When the terms and obligations set forth in a plea agreement are not fulfilled, appellate courts may consider whether that failure constitutes harmless error. Id. at 141 (stating that " breach of a plea deal is not a 'structural error,'" and thus is subject to harmless error analysis).[6] Here, Appellant received the forty-year sentence which he negotiated,[7] and further received

Page 71

the benefit of having one of the charges against him essentially dropped, as his criminal record will only reflect three convictions and not four. Therefore, to the extent there was error, Appellant has suffered no prejudice. See id. at 141-42 ( " The defendant whose plea agreement has been broken by the Government will not always be able to show prejudice, either because he obtained the benefits contemplated by the deal anyway (e.g., the sentence that the prosecutor promised to request) or because he likely would not have obtained those benefits in any event . . . ." (emphasis added)).

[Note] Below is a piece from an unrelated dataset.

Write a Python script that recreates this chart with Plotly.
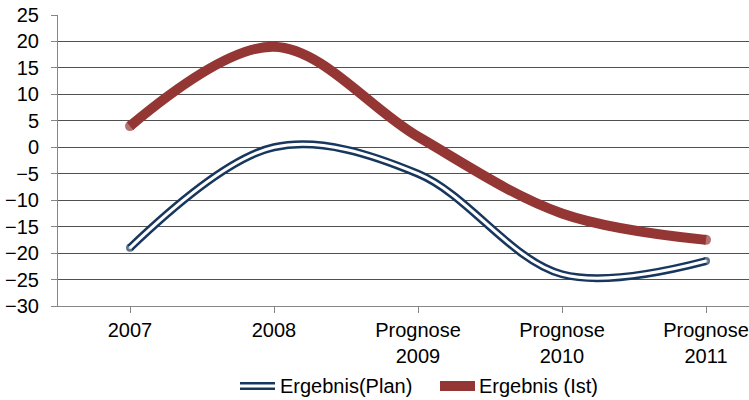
import plotly.graph_objects as go

categories = ["2007", "2008", "Prognose<br>2009", "Prognose<br>2010", "Prognose<br>2011"]
plan_values = [-19.0, 0.0, -5.0, -24.0, -21.5]
ist_values = [4.0, 19.0, 2.0, -12.5, -17.5]
y_ticks = [-30, -25, -20, -15, -10, -5, 0, 5, 10, 15, 20, 25]
series_names = ["Ergebnis(Plan)", "Ergebnis (Ist)"]

NAVY = "#17375E"
RED = "#943634"
FONT = "Liberation Sans, Arial, sans-serif"

W, H = 749, 400
ML, MR, MT, MB = 58, 0, 15, 94
cat_px = 144.0
x_hi = -0.5 + (W - ML - MR) / cat_px

xs = list(range(len(categories)))
is_inner = [0 < i < len(xs) - 1 for i in xs]

fig = go.Figure()
# Plan: double line (navy outline, white core)
fig.add_trace(go.Scatter(
    x=xs, y=plan_values, mode="lines+markers", name=series_names[0],
    line=dict(color=NAVY, width=8, shape="spline", smoothing=1),
    marker=dict(size=[0 if s else 8 for s in is_inner], color=NAVY, line=dict(width=0)),
    showlegend=False, hoverinfo="skip"))
fig.add_trace(go.Scatter(
    x=xs, y=plan_values, mode="lines+markers",
    line=dict(color="white", width=3, shape="spline", smoothing=1),
    marker=dict(size=[0 if s else 3 for s in is_inner], color="white", line=dict(width=0)),
    showlegend=False, hoverinfo="skip"))
# Ist: thick red line
fig.add_trace(go.Scatter(
    x=xs, y=ist_values, mode="lines+markers", name=series_names[1],
    line=dict(color=RED, width=10, shape="spline", smoothing=1),
    marker=dict(size=[0 if s else 10 for s in is_inner], color=RED, line=dict(width=0)),
    showlegend=False, hoverinfo="skip"))

def px_x(p):
    return (p - ML) / (W - ML - MR)

def px_y(p):
    return (H - MB - p) / (H - MT - MB)

ly = 386
shapes = [
    dict(type="line", xref="paper", yref="paper", x0=px_x(240), x1=px_x(275), y0=px_y(ly), y1=px_y(ly),
         line=dict(color=NAVY, width=8)),
    dict(type="line", xref="paper", yref="paper", x0=px_x(240), x1=px_x(275), y0=px_y(ly), y1=px_y(ly),
         line=dict(color="white", width=3)),
    dict(type="line", xref="paper", yref="paper", x0=px_x(440), x1=px_x(475), y0=px_y(ly), y1=px_y(ly),
         line=dict(color=RED, width=10)),
]
annotations = [
    dict(xref="paper", yref="paper", x=px_x(278), y=px_y(ly), text=series_names[0], showarrow=False,
         xanchor="left", yanchor="middle", font=dict(family=FONT, size=20, color="black")),
    dict(xref="paper", yref="paper", x=px_x(477), y=px_y(ly), text=series_names[1], showarrow=False,
         xanchor="left", yanchor="middle", font=dict(family=FONT, size=20, color="black")),
]

fig.update_layout(
    width=W, height=H,
    margin=dict(l=ML, r=MR, t=MT, b=MB, pad=0, autoexpand=False),
    paper_bgcolor="white", plot_bgcolor="white",
    font=dict(family=FONT, size=20, color="black"),
    showlegend=False,
    shapes=shapes, annotations=annotations,
    xaxis=dict(
        range=[-0.5, x_hi], tickmode="array", tickvals=xs, ticktext=categories,
        tickson="boundaries", ticks="outside", ticklen=6, tickcolor="#868686",
        showgrid=False, zeroline=False, showline=True, linecolor="#868686", linewidth=1,
        tickfont=dict(family=FONT, size=20, color="black"), fixedrange=True, automargin=False,
    ),
    yaxis=dict(
        range=[-30, 25], tickmode="array", tickvals=y_ticks,
        ticks="outside", ticklen=6, tickcolor="#868686", ticklabelstandoff=8,
        showgrid=True, gridcolor="#505050", gridwidth=1,
        zeroline=False, showline=True, linecolor="#868686", linewidth=1,
        tickfont=dict(family=FONT, size=20, color="black"), fixedrange=True, automargin=False,
    ),
)

fig.write_html(
    "out.html",
    config={"displayModeBar": False},
    post_script="document.body.style.margin='0px';document.body.style.overflow='hidden';",
)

Moreover, any possible error is harmless beyond a reasonable doubt. Cf. Joseph v. State, 351 S.C. 551, 560, 571 S.E.2d 280, 284 (2002) (rejecting the defendant's argument that his second guilty plea was involuntary and unknowing because it [411 S.C. 202] was part of a " package deal," after the PCR court invalidated the first of his two guilty pleas, and finding that " Petitioner was properly advised and sentenced on the murder charge. Further, [P]etitioner failed to show he was induced to plead guilty or that he would have not pled guilty to murder but for the [invalidated] grand larceny charge" ), overruled on other grounds by State v. Gentry, 363 S.C. 93, 610 S.E.2d 494 (2005); Roscoe v. State, 345 S.C. 16, 21, 546 S.E.2d 417, 419 (2001) (rejecting the defendant's argument that " all of his pleas [we]re affected by the [circuit court's] erroneous advice concerning the [maximum sentence for the] armed robbery charge," because the defendant " was properly advised and sentenced on the [remaining] charges, and he fail[ed] to demonstrate his pleas to these offenses were in any way affected by the mis-advice concerning armed robbery" ).

Conclusion

For the foregoing reasons, the circuit court's decision is AFFIRMED AS MODIFIED.

BEATTY, HEARN, JJ. and Acting Justice James E. Moore, concur.

PLEICONES, J., concurring in result only.